=== Your objective ===
Please write out the lines of the data exactly, beginning with the first and ending with the line containing "const fibStartIndex = 2;"; leave the pictures behind.

=== Recorded information ===
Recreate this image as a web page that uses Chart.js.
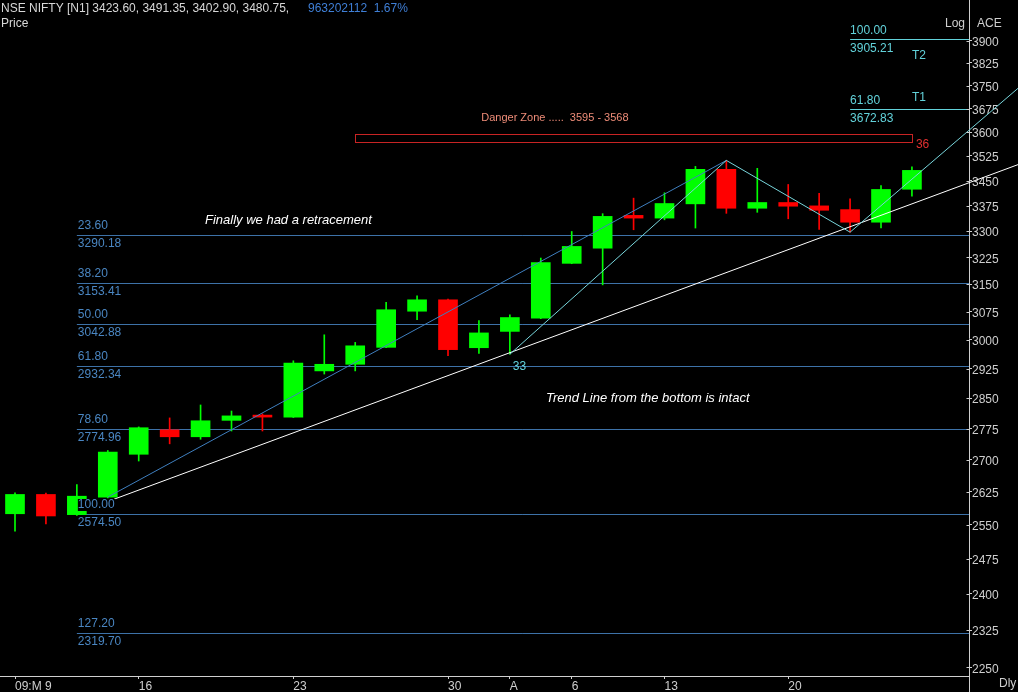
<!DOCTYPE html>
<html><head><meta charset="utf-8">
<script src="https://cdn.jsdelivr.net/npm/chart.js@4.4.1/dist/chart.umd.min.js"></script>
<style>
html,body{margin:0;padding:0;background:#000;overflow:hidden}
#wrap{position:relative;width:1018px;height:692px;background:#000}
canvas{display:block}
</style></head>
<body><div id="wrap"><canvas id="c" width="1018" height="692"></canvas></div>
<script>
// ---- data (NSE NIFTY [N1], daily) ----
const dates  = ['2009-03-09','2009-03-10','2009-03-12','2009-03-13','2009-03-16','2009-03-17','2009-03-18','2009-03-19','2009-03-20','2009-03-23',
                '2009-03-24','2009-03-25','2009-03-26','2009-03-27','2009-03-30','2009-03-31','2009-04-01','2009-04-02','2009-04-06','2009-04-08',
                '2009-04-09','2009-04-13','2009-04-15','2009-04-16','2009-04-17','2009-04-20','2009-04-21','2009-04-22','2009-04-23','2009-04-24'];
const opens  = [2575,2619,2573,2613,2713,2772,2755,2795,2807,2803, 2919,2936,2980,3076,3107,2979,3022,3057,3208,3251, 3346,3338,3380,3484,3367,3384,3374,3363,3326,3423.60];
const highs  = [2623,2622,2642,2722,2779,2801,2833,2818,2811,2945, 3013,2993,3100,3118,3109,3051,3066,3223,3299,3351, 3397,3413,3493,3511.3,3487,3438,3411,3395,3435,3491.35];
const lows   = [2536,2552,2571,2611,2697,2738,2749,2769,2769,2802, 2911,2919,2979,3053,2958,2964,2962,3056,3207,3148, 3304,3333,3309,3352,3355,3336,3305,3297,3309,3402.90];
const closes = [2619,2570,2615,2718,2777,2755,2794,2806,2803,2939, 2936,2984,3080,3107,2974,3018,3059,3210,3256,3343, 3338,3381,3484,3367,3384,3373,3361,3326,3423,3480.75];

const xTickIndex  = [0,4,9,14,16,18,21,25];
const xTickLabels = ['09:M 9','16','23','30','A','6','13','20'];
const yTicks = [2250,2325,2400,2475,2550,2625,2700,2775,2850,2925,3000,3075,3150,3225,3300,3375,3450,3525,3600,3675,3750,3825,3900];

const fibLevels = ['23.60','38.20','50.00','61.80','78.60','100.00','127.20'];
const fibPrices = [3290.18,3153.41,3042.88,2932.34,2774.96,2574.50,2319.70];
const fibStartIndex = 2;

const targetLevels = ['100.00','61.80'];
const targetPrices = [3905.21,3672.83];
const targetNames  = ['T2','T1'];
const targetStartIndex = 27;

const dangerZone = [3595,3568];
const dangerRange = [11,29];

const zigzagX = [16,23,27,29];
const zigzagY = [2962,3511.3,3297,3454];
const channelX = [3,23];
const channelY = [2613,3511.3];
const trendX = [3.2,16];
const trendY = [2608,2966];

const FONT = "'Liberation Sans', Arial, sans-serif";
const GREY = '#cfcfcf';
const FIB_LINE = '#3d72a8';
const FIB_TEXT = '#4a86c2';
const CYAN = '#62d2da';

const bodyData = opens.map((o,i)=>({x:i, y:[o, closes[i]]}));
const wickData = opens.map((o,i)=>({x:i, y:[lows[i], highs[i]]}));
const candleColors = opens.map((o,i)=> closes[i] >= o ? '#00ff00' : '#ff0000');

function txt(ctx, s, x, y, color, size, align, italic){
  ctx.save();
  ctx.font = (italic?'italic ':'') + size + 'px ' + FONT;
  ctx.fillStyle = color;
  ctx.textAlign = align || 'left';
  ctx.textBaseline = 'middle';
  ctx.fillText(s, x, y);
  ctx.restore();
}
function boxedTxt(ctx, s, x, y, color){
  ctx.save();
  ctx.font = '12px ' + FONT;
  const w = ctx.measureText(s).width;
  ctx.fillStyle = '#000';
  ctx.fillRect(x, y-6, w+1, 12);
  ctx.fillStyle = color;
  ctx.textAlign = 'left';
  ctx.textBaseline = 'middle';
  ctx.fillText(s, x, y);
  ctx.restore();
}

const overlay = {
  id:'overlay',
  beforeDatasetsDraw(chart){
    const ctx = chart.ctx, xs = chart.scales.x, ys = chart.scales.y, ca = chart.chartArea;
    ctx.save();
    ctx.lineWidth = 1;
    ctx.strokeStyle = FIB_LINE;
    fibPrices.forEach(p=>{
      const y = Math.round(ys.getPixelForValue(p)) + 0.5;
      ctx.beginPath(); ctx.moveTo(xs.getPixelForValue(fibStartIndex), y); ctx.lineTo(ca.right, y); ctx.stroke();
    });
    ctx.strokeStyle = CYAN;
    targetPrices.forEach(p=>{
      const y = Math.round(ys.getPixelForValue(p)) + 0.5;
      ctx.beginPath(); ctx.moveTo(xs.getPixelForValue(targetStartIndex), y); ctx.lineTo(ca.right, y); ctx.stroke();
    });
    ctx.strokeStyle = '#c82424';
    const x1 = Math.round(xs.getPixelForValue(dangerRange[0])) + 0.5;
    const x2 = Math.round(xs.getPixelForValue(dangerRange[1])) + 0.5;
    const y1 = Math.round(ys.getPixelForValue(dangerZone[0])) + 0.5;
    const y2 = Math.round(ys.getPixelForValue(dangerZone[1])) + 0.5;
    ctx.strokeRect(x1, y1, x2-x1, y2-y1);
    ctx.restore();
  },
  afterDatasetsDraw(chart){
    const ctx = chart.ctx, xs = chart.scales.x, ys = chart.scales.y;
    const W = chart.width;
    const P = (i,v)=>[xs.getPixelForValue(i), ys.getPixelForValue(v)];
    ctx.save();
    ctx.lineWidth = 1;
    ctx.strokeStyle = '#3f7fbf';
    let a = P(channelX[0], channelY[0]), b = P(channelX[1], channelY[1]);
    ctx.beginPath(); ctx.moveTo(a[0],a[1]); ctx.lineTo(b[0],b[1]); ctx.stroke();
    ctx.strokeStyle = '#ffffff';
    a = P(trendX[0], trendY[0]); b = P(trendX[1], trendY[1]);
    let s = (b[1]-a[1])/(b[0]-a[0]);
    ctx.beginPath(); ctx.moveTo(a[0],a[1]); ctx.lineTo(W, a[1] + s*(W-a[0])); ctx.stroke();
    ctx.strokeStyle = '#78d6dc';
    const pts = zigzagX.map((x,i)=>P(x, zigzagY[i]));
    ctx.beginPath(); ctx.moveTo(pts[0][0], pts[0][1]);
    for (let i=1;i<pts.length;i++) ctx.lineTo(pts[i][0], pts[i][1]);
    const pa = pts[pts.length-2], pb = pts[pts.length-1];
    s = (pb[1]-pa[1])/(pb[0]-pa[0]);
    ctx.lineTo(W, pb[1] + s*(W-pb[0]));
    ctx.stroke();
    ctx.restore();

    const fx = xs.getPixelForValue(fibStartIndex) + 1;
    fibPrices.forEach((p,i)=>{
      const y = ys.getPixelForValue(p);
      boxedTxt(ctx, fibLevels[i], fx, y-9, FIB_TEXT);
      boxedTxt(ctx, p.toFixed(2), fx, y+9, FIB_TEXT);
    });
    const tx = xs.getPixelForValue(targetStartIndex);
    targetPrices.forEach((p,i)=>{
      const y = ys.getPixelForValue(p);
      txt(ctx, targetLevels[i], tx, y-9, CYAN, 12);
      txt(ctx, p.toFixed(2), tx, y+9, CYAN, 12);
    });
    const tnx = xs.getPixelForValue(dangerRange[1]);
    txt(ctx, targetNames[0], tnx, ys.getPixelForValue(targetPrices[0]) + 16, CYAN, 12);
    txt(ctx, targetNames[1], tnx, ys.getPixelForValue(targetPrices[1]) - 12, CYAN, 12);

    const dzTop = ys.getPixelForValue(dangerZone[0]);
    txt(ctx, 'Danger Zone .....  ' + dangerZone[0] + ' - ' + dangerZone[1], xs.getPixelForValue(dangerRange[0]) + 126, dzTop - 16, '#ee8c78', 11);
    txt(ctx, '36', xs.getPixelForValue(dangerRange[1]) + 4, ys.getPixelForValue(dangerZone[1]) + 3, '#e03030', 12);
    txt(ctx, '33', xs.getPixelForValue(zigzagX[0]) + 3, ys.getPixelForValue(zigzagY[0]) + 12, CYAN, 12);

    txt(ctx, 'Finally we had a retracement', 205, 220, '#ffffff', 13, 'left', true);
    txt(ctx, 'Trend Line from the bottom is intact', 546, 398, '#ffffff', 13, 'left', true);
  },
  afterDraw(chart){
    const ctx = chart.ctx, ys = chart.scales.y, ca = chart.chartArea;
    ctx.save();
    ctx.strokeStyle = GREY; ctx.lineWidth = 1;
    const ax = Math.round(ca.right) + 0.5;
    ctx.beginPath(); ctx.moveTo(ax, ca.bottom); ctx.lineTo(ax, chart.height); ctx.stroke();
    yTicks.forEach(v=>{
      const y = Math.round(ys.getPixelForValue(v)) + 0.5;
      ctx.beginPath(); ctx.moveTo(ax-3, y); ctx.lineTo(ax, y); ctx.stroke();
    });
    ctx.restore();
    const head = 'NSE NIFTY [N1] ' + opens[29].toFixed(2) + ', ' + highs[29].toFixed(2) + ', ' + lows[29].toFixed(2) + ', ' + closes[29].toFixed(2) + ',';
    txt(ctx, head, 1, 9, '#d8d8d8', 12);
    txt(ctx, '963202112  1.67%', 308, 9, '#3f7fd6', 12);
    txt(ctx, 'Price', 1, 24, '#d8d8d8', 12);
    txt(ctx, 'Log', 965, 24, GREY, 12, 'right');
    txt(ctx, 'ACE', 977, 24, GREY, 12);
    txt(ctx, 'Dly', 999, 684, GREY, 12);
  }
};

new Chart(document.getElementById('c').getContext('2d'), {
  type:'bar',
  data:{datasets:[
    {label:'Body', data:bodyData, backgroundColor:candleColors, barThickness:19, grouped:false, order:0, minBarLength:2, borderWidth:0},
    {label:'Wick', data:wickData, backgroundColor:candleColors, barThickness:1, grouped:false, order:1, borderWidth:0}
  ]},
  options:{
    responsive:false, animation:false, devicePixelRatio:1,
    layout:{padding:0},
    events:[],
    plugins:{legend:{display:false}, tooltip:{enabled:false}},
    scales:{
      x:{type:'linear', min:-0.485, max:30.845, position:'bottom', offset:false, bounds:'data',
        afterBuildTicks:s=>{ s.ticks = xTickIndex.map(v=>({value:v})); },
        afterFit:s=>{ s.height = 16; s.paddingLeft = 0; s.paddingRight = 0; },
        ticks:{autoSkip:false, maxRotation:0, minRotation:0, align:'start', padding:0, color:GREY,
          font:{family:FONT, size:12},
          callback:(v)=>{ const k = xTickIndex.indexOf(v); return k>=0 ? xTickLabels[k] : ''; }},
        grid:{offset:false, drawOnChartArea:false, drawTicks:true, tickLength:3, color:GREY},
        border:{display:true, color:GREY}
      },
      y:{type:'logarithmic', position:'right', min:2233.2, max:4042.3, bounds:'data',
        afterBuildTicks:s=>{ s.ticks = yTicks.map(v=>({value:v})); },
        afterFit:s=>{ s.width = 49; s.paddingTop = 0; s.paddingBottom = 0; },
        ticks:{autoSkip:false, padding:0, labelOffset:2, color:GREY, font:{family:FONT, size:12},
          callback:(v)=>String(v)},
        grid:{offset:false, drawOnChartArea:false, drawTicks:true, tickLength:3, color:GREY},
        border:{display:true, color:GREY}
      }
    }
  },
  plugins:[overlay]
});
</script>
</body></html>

=== Exercise result ===
Recreate this image as a web page that uses Chart.js.
<!DOCTYPE html>
<html><head><meta charset="utf-8">
<script src="https://cdn.jsdelivr.net/npm/chart.js@4.4.1/dist/chart.umd.min.js"></script>
<style>
html,body{margin:0;padding:0;background:#000;overflow:hidden}
#wrap{position:relative;width:1018px;height:692px;background:#000}
canvas{display:block}
</style></head>
<body><div id="wrap"><canvas id="c" width="1018" height="692"></canvas></div>
<script>
// ---- data (NSE NIFTY [N1], daily) ----
const dates  = ['2009-03-09','2009-03-10','2009-03-12','2009-03-13','2009-03-16','2009-03-17','2009-03-18','2009-03-19','2009-03-20','2009-03-23',
                '2009-03-24','2009-03-25','2009-03-26','2009-03-27','2009-03-30','2009-03-31','2009-04-01','2009-04-02','2009-04-06','2009-04-08',
                '2009-04-09','2009-04-13','2009-04-15','2009-04-16','2009-04-17','2009-04-20','2009-04-21','2009-04-22','2009-04-23','2009-04-24'];
const opens  = [2575,2619,2573,2613,2713,2772,2755,2795,2807,2803, 2919,2936,2980,3076,3107,2979,3022,3057,3208,3251, 3346,3338,3380,3484,3367,3384,3374,3363,3326,3423.60];
const highs  = [2623,2622,2642,2722,2779,2801,2833,2818,2811,2945, 3013,2993,3100,3118,3109,3051,3066,3223,3299,3351, 3397,3413,3493,3511.3,3487,3438,3411,3395,3435,3491.35];
const lows   = [2536,2552,2571,2611,2697,2738,2749,2769,2769,2802, 2911,2919,2979,3053,2958,2964,2962,3056,3207,3148, 3304,3333,3309,3352,3355,3336,3305,3297,3309,3402.90];
const closes = [2619,2570,2615,2718,2777,2755,2794,2806,2803,2939, 2936,2984,3080,3107,2974,3018,3059,3210,3256,3343, 3338,3381,3484,3367,3384,3373,3361,3326,3423,3480.75];

const xTickIndex  = [0,4,9,14,16,18,21,25];
const xTickLabels = ['09:M 9','16','23','30','A','6','13','20'];
const yTicks = [2250,2325,2400,2475,2550,2625,2700,2775,2850,2925,3000,3075,3150,3225,3300,3375,3450,3525,3600,3675,3750,3825,3900];

const fibLevels = ['23.60','38.20','50.00','61.80','78.60','100.00','127.20'];
const fibPrices = [3290.18,3153.41,3042.88,2932.34,2774.96,2574.50,2319.70];
const fibStartIndex = 2;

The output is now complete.